Collected data –
__________

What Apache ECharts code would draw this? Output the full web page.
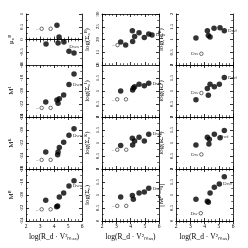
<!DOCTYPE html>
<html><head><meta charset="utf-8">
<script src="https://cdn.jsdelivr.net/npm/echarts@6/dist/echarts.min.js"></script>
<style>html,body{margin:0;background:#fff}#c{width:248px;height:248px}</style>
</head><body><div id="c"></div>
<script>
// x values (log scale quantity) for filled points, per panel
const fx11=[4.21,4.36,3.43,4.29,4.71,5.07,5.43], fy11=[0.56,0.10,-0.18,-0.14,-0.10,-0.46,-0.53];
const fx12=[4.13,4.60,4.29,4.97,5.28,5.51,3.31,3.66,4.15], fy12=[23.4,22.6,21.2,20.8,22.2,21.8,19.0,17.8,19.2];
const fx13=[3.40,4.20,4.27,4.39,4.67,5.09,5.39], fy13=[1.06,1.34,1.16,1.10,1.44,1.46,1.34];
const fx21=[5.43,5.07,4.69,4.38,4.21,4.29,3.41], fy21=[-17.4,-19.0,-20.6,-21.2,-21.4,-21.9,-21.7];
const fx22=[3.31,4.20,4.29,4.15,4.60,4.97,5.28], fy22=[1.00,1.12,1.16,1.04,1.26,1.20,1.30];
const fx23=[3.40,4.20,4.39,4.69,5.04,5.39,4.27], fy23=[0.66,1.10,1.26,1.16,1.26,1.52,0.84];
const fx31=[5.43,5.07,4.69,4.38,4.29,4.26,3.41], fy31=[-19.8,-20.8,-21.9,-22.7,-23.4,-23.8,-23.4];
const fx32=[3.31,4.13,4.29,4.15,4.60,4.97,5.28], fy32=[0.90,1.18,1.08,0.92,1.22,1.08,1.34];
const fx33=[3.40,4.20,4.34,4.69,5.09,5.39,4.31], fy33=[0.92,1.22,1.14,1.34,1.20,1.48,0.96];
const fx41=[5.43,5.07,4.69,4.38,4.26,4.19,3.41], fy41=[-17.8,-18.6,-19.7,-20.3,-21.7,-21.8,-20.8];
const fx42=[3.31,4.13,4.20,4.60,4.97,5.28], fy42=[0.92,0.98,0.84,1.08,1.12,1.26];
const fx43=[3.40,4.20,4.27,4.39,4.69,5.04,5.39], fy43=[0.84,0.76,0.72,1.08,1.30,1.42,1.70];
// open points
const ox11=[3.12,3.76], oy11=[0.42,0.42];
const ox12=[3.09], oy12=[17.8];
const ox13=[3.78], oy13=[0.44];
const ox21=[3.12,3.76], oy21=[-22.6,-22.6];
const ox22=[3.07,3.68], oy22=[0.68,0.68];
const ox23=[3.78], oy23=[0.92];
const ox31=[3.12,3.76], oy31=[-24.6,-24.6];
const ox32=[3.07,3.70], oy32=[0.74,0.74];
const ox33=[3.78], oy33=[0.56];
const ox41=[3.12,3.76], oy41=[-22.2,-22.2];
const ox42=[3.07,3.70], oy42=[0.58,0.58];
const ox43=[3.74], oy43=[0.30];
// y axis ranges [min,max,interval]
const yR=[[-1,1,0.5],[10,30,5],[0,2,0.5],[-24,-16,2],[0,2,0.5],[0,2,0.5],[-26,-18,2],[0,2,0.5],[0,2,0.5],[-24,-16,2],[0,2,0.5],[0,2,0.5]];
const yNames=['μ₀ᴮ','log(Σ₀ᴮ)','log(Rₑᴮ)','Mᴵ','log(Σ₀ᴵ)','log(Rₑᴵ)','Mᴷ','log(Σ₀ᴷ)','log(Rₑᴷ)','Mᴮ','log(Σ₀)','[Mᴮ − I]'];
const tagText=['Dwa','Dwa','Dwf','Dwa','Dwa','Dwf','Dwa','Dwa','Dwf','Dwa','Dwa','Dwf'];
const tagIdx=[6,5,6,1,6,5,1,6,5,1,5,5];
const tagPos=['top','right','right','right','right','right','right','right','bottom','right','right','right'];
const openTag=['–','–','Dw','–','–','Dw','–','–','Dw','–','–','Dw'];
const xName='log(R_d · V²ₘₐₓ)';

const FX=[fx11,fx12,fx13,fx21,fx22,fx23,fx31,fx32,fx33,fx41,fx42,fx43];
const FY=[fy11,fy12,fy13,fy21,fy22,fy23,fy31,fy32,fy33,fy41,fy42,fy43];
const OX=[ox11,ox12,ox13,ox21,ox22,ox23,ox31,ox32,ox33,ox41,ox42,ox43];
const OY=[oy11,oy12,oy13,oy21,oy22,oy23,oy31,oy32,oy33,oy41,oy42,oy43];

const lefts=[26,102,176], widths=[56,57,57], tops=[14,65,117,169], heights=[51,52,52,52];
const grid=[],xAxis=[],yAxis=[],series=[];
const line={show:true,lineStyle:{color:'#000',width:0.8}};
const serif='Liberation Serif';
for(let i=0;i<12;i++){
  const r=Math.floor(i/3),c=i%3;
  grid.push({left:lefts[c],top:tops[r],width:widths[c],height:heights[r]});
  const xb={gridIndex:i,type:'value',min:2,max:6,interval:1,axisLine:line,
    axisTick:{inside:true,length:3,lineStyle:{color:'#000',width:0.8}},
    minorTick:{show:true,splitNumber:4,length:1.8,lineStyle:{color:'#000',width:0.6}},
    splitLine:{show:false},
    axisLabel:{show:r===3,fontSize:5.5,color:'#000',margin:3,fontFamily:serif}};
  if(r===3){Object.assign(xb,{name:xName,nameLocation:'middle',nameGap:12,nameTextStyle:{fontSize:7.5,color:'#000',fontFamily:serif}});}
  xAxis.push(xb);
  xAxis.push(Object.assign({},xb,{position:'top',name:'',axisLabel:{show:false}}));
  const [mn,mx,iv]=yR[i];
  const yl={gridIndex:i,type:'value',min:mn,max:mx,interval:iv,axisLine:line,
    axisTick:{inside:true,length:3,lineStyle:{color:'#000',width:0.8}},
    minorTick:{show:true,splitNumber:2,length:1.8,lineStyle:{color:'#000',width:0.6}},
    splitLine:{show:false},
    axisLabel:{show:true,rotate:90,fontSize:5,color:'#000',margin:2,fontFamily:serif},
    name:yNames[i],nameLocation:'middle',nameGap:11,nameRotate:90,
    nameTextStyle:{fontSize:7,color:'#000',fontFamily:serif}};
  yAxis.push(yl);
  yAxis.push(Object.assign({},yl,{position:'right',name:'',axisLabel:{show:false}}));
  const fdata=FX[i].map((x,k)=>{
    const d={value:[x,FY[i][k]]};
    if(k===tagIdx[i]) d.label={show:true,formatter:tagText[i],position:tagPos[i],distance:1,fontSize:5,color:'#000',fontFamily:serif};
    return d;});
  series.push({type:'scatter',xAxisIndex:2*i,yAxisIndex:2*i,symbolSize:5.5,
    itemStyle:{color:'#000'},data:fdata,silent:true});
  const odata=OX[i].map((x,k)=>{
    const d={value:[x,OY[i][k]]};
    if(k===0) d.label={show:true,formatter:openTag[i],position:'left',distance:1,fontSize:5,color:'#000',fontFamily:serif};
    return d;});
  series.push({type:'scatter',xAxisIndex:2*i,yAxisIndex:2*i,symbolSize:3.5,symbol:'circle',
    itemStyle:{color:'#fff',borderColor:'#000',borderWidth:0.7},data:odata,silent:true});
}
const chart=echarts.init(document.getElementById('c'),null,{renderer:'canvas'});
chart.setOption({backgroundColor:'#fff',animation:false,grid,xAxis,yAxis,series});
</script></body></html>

__________

Instructions to follow – From the listing, extract all text exactly as given and drop any picture.

Exercise result –
What Apache ECharts code would draw this? Output the full web page.
<!DOCTYPE html>
<html><head><meta charset="utf-8">
<script src="https://cdn.jsdelivr.net/npm/echarts@6/dist/echarts.min.js"></script>
<style>html,body{margin:0;background:#fff}#c{width:248px;height:248px}</style>
</head><body><div id="c"></div>
<script>
// x values (log scale quantity) for filled points, per panel
const fx11=[4.21,4.36,3.43,4.29,4.71,5.07,5.43], fy11=[0.56,0.10,-0.18,-0.14,-0.10,-0.46,-0.53];
const fx12=[4.13,4.60,4.29,4.97,5.28,5.51,3.31,3.66,4.15], fy12=[23.4,22.6,21.2,20.8,22.2,21.8,19.0,17.8,19.2];
const fx13=[3.40,4.20,4.27,4.39,4.67,5.09,5.39], fy13=[1.06,1.34,1.16,1.10,1.44,1.46,1.34];
const fx21=[5.43,5.07,4.69,4.38,4.21,4.29,3.41], fy21=[-17.4,-19.0,-20.6,-21.2,-21.4,-21.9,-21.7];
const fx22=[3.31,4.20,4.29,4.15,4.60,4.97,5.28], fy22=[1.00,1.12,1.16,1.04,1.26,1.20,1.30];
const fx23=[3.40,4.20,4.39,4.69,5.04,5.39,4.27], fy23=[0.66,1.10,1.26,1.16,1.26,1.52,0.84];
const fx31=[5.43,5.07,4.69,4.38,4.29,4.26,3.41], fy31=[-19.8,-20.8,-21.9,-22.7,-23.4,-23.8,-23.4];
const fx32=[3.31,4.13,4.29,4.15,4.60,4.97,5.28], fy32=[0.90,1.18,1.08,0.92,1.22,1.08,1.34];
const fx33=[3.40,4.20,4.34,4.69,5.09,5.39,4.31], fy33=[0.92,1.22,1.14,1.34,1.20,1.48,0.96];
const fx41=[5.43,5.07,4.69,4.38,4.26,4.19,3.41], fy41=[-17.8,-18.6,-19.7,-20.3,-21.7,-21.8,-20.8];
const fx42=[3.31,4.13,4.20,4.60,4.97,5.28], fy42=[0.92,0.98,0.84,1.08,1.12,1.26];
const fx43=[3.40,4.20,4.27,4.39,4.69,5.04,5.39], fy43=[0.84,0.76,0.72,1.08,1.30,1.42,1.70];
// open points
const ox11=[3.12,3.76], oy11=[0.42,0.42];
const ox12=[3.09], oy12=[17.8];
const ox13=[3.78], oy13=[0.44];
const ox21=[3.12,3.76], oy21=[-22.6,-22.6];
const ox22=[3.07,3.68], oy22=[0.68,0.68];
const ox23=[3.78], oy23=[0.92];
const ox31=[3.12,3.76], oy31=[-24.6,-24.6];
const ox32=[3.07,3.70], oy32=[0.74,0.74];
const ox33=[3.78], oy33=[0.56];
const ox41=[3.12,3.76], oy41=[-22.2,-22.2];
const ox42=[3.07,3.70], oy42=[0.58,0.58];
const ox43=[3.74], oy43=[0.30];
// y axis ranges [min,max,interval]
const yR=[[-1,1,0.5],[10,30,5],[0,2,0.5],[-24,-16,2],[0,2,0.5],[0,2,0.5],[-26,-18,2],[0,2,0.5],[0,2,0.5],[-24,-16,2],[0,2,0.5],[0,2,0.5]];
const yNames=['μ₀ᴮ','log(Σ₀ᴮ)','log(Rₑᴮ)','Mᴵ','log(Σ₀ᴵ)','log(Rₑᴵ)','Mᴷ','log(Σ₀ᴷ)','log(Rₑᴷ)','Mᴮ','log(Σ₀)','[Mᴮ − I]'];
const tagText=['Dwa','Dwa','Dwf','Dwa','Dwa','Dwf','Dwa','Dwa','Dwf','Dwa','Dwa','Dwf'];
const tagIdx=[6,5,6,1,6,5,1,6,5,1,5,5];
const tagPos=['top','right','right','right','right','right','right','right','bottom','right','right','right'];
const openTag=['–','–','Dw','–','–','Dw','–','–','Dw','–','–','Dw'];
const xName='log(R_d · V²ₘₐₓ)';

const FX=[fx11,fx12,fx13,fx21,fx22,fx23,fx31,fx32,fx33,fx41,fx42,fx43];
const FY=[fy11,fy12,fy13,fy21,fy22,fy23,fy31,fy32,fy33,fy41,fy42,fy43];
const OX=[ox11,ox12,ox13,ox21,ox22,ox23,ox31,ox32,ox33,ox41,ox42,ox43];
const OY=[oy11,oy12,oy13,oy21,oy22,oy23,oy31,oy32,oy33,oy41,oy42,oy43];

const lefts=[26,102,176], widths=[56,57,57], tops=[14,65,117,169], heights=[51,52,52,52];
const grid=[],xAxis=[],yAxis=[],series=[];
const line={show:true,lineStyle:{color:'#000',width:0.8}};
const serif='Liberation Serif';
for(let i=0;i<12;i++){
  const r=Math.floor(i/3),c=i%3;
  grid.push({left:lefts[c],top:tops[r],width:widths[c],height:heights[r]});
  const xb={gridIndex:i,type:'value',min:2,max:6,interval:1,axisLine:line,
    axisTick:{inside:true,length:3,lineStyle:{color:'#000',width:0.8}},
    minorTick:{show:true,splitNumber:4,length:1.8,lineStyle:{color:'#000',width:0.6}},
    splitLine:{show:false},
    axisLabel:{show:r===3,fontSize:5.5,color:'#000',margin:3,fontFamily:serif}};
  if(r===3){Object.assign(xb,{name:xName,nameLocation:'middle',nameGap:12,nameTextStyle:{fontSize:7.5,color:'#000',fontFamily:serif}});}
  xAxis.push(xb);
  xAxis.push(Object.assign({},xb,{position:'top',name:'',axisLabel:{show:false}}));
  const [mn,mx,iv]=yR[i];
  const yl={gridIndex:i,type:'value',min:mn,max:mx,interval:iv,axisLine:line,
    axisTick:{inside:true,length:3,lineStyle:{color:'#000',width:0.8}},
    minorTick:{show:true,splitNumber:2,length:1.8,lineStyle:{color:'#000',width:0.6}},
    splitLine:{show:false},
    axisLabel:{show:true,rotate:90,fontSize:5,color:'#000',margin:2,fontFamily:serif},
    name:yNames[i],nameLocation:'middle',nameGap:11,nameRotate:90,
    nameTextStyle:{fontSize:7,color:'#000',fontFamily:serif}};
  yAxis.push(yl);
  yAxis.push(Object.assign({},yl,{position:'right',name:'',axisLabel:{show:false}}));
  const fdata=FX[i].map((x,k)=>{
    const d={value:[x,FY[i][k]]};
    if(k===tagIdx[i]) d.label={show:true,formatter:tagText[i],position:tagPos[i],distance:1,fontSize:5,color:'#000',fontFamily:serif};
    return d;});
  series.push({type:'scatter',xAxisIndex:2*i,yAxisIndex:2*i,symbolSize:5.5,
    itemStyle:{color:'#000'},data:fdata,silent:true});
  const odata=OX[i].map((x,k)=>{
    const d={value:[x,OY[i][k]]};
    if(k===0) d.label={show:true,formatter:openTag[i],position:'left',distance:1,fontSize:5,color:'#000',fontFamily:serif};
    return d;});
  series.push({type:'scatter',xAxisIndex:2*i,yAxisIndex:2*i,symbolSize:3.5,symbol:'circle',
    itemStyle:{color:'#fff',borderColor:'#000',borderWidth:0.7},data:odata,silent:true});
}
const chart=echarts.init(document.getElementById('c'),null,{renderer:'canvas'});
chart.setOption({backgroundColor:'#fff',animation:false,grid,xAxis,yAxis,series});
</script></body></html>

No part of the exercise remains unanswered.